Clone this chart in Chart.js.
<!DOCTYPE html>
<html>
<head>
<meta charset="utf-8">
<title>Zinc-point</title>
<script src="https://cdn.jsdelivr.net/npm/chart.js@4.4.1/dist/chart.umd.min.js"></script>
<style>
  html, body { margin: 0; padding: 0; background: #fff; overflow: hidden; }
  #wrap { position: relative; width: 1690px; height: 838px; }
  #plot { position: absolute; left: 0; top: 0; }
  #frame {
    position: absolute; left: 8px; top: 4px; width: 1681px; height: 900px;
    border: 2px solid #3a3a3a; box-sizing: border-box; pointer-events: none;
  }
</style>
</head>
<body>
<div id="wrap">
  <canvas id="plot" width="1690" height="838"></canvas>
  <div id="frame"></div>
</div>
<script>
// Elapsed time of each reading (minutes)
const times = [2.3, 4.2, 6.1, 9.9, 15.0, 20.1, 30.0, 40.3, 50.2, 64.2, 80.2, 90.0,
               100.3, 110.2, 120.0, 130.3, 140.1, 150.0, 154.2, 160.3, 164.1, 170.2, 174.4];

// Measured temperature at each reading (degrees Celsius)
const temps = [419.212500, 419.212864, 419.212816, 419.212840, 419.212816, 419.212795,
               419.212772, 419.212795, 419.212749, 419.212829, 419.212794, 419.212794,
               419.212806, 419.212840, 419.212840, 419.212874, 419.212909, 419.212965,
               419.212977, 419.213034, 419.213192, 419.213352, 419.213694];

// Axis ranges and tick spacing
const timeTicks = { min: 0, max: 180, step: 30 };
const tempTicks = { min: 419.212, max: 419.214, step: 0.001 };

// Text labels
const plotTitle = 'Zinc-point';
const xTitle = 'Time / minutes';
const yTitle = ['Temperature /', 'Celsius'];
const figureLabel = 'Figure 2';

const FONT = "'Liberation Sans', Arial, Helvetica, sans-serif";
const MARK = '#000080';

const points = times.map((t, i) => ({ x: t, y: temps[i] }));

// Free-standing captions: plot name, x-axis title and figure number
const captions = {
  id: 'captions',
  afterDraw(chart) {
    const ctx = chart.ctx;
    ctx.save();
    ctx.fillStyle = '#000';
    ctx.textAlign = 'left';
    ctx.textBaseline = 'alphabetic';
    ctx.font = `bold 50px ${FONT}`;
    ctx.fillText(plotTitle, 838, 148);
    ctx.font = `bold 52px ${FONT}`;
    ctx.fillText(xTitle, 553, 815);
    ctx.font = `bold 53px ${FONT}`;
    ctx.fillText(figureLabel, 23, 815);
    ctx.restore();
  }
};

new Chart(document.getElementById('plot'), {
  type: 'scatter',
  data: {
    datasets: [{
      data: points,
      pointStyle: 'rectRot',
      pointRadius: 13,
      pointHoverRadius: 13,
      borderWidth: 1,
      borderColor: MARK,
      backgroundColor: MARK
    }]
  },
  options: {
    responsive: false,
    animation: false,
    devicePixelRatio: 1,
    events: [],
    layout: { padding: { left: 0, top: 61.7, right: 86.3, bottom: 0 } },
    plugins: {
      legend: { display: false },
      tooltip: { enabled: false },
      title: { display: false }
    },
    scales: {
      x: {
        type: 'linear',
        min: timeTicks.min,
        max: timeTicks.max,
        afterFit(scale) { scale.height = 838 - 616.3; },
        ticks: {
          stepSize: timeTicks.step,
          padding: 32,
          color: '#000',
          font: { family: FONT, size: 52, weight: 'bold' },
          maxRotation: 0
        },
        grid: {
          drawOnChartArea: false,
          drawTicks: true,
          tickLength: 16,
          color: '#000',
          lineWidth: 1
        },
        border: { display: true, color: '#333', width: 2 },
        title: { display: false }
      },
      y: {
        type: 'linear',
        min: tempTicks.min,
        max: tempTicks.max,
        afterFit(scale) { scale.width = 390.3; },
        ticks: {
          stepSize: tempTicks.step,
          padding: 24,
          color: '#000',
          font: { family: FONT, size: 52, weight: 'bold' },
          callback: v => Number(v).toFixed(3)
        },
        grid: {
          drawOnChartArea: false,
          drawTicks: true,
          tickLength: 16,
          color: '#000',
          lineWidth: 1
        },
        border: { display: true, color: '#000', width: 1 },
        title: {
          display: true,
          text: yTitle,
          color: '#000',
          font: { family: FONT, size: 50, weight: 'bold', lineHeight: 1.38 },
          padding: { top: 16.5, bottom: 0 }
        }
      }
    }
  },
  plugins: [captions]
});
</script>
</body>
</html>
_ _ _ _
[TASK PROMPT] Restate, word for word and with nothing added, the lines from the first line of the listing through the one where "164.1, 170.2, 174.4];" stands.

[RESULT]
Clone this chart in Chart.js.
<!DOCTYPE html>
<html>
<head>
<meta charset="utf-8">
<title>Zinc-point</title>
<script src="https://cdn.jsdelivr.net/npm/chart.js@4.4.1/dist/chart.umd.min.js"></script>
<style>
  html, body { margin: 0; padding: 0; background: #fff; overflow: hidden; }
  #wrap { position: relative; width: 1690px; height: 838px; }
  #plot { position: absolute; left: 0; top: 0; }
  #frame {
    position: absolute; left: 8px; top: 4px; width: 1681px; height: 900px;
    border: 2px solid #3a3a3a; box-sizing: border-box; pointer-events: none;
  }
</style>
</head>
<body>
<div id="wrap">
  <canvas id="plot" width="1690" height="838"></canvas>
  <div id="frame"></div>
</div>
<script>
// Elapsed time of each reading (minutes)
const times = [2.3, 4.2, 6.1, 9.9, 15.0, 20.1, 30.0, 40.3, 50.2, 64.2, 80.2, 90.0,
               100.3, 110.2, 120.0, 130.3, 140.1, 150.0, 154.2, 160.3, 164.1, 170.2, 174.4];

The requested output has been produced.